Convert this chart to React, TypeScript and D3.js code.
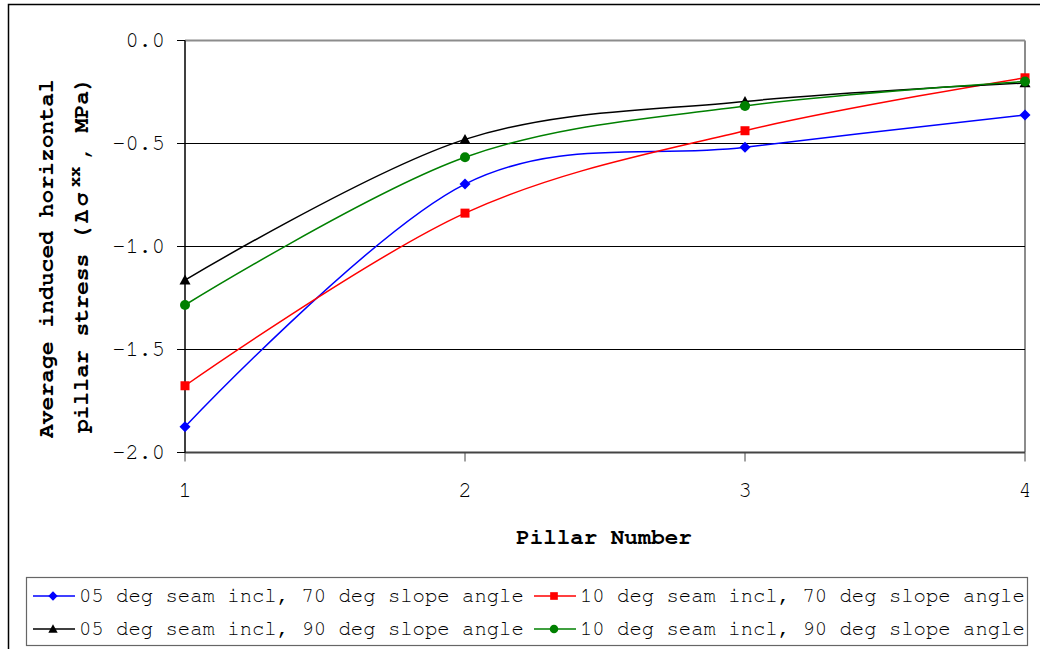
import React from "react";
import * as d3 from "d3";

const pillars = [1, 2, 3, 4];
const s05_70 = [-1.875, -0.697, -0.518, -0.362];
const s10_70 = [-1.676, -0.838, -0.438, -0.181];
const s05_90 = [-1.163, -0.480, -0.296, -0.206];
const s10_90 = [-1.284, -0.567, -0.318, -0.199];
const seriesNames = [
  "05 deg seam incl, 70 deg slope angle",
  "10 deg seam incl, 70 deg slope angle",
  "05 deg seam incl, 90 deg slope angle",
  "10 deg seam incl, 90 deg slope angle",
];
const seriesColors = ["#0000FF", "#FF0000", "#000000", "#008000"];
const seriesMarkers = ["diamond", "square", "triangle", "circle"];
const yTicks = [0, -0.5, -1.0, -1.5, -2.0];

const W = 1040;
const H = 649;
const FONT = "FreeMono, 'Courier New', monospace";

function Marker({ kind, x, y, color, s = 1 }: { kind: string; x: number; y: number; color: string; s?: number }) {
  if (kind === "diamond") {
    const r = 5.5 * s;
    return <path d={`M${x},${y - r}L${x + r},${y}L${x},${y + r}L${x - r},${y}Z`} fill={color} />;
  }
  if (kind === "square") {
    const r = 4.5 * s;
    return <rect x={x - r} y={y - r} width={2 * r} height={2 * r} fill={color} />;
  }
  if (kind === "triangle") {
    const r = 5.5 * s;
    return <path d={`M${x},${y - r}L${x + r},${y + r * 0.8}L${x - r},${y + r * 0.8}Z`} fill={color} />;
  }
  return <circle cx={x} cy={y} r={5 * s} fill={color} />;
}

export default function App() {
  const x = d3.scaleLinear().domain([1, 4]).range([185, 1025]);
  const y = d3.scaleLinear().domain([0, -2]).range([40.5, 452.5]);
  const data = [s05_70, s10_70, s05_90, s10_90];
  const line = d3
    .line<number>()
    .x((_, i) => x(pillars[i]))
    .y((d) => y(d))
    .curve(d3.curveCardinal.tension(0));

  const legendCols = [33, 534];
  const legendRows = [596, 629];

  return (
    <svg
      width={W}
      height={H}
      style={{ position: "fixed", left: 0, top: 0, background: "#fff" }}
      fontFamily={FONT}
    >
      <rect x={0} y={0} width={W} height={H} fill="#fff" />
      <rect x={8.5} y={4.5} width={1040} height={660} fill="none" stroke="#000" strokeWidth={1.5} />

      {/* plot frame */}
      <line x1={x(1)} x2={x(4)} y1={y(0)} y2={y(0)} stroke="#8c8c8c" strokeWidth={2} />
      <line x1={x(4)} x2={x(4)} y1={y(0)} y2={y(-2)} stroke="#8c8c8c" strokeWidth={2} />

      {/* gridlines */}
      {yTicks
        .filter((t) => t !== 0 && t !== -2)
        .map((t) => (
          <line key={t} x1={x(1)} x2={x(4)} y1={y(t)} y2={y(t)} stroke="#000" strokeWidth={1} />
        ))}

      {/* x axis */}
      <line x1={x(1)} x2={x(4)} y1={y(-2)} y2={y(-2)} stroke="#444" strokeWidth={2} />
      {pillars.map((p) => (
        <g key={p}>
          <line x1={x(p)} x2={x(p)} y1={y(-2)} y2={y(-2) + 9} stroke="#444" strokeWidth={1} />
          <text x={x(p)} y={y(-2) + 44} fontSize={22} textAnchor="middle" fill="#000">
            {p}
          </text>
        </g>
      ))}
      <text x={604} y={544} fontSize={22.5} fontWeight="bold" textAnchor="middle" fill="#000">
        Pillar Number
      </text>

      {/* y axis */}
      <line x1={x(1)} x2={x(1)} y1={y(0)} y2={y(-2)} stroke="#000" strokeWidth={1.5} />
      {yTicks.map((t) => (
        <g key={t}>
          <line x1={177} x2={x(1)} y1={y(t)} y2={y(t)} stroke="#000" strokeWidth={1} />
          <text x={165} y={y(t) + 6} fontSize={22} textAnchor="end" fill="#000">
            {t.toFixed(1)}
          </text>
        </g>
      ))}
      <g transform="translate(53,0) rotate(-90)" fontSize={23} fontWeight="bold" fill="#000">
        <text x={-438} y={0}>Average induced horizontal</text>
      </g>
      <g transform="translate(88,0) rotate(-90)" fontSize={23} fontWeight="bold" fill="#000">
        <text x={-433} y={0}>pillar stress</text>
        <text x={-240} y={0} letterSpacing={3}>(Δσ</text>
        <text x={-187} y={-8} fontSize={17}>xx</text>
        <text x={-160} y={0}>, MPa)</text>
      </g>

      {/* series */}
      {data.map((vals, si) => (
        <g key={si}>
          <path d={line(vals) || ""} fill="none" stroke={seriesColors[si]} strokeWidth={1.5} />
          {vals.map((v, i) => (
            <Marker key={i} kind={seriesMarkers[si]} x={x(pillars[i])} y={y(v)} color={seriesColors[si]} />
          ))}
        </g>
      ))}

      {/* legend */}
      <rect x={26.5} y={577.5} width={1001} height={68} fill="#fff" stroke="#666" strokeWidth={1.2} />
      {seriesNames.map((name, i) => {
        const lx = legendCols[i % 2];
        const ly = legendRows[Math.floor(i / 2)];
        return (
          <g key={name}>
            <line x1={lx} x2={lx + 42} y1={ly} y2={ly} stroke={seriesColors[i]} strokeWidth={1.5} />
            <Marker kind={seriesMarkers[i]} x={lx + 20} y={ly} color={seriesColors[i]} s={0.85} />
            <text x={lx + 46} y={ly + 6} fontSize={20.6} fill="#000">
              {name}
            </text>
          </g>
        );
      })}
    </svg>
  );
}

* [TASK BRIEF]
Without any pictures, reproduce the lines from the first one in the material through the line that has "import * as", exactly as they appear.

* [OUTPUT FOR THIS TASK]
Convert this chart to React, TypeScript and D3.js code.
import React from "react";
import * as d3 from "d3";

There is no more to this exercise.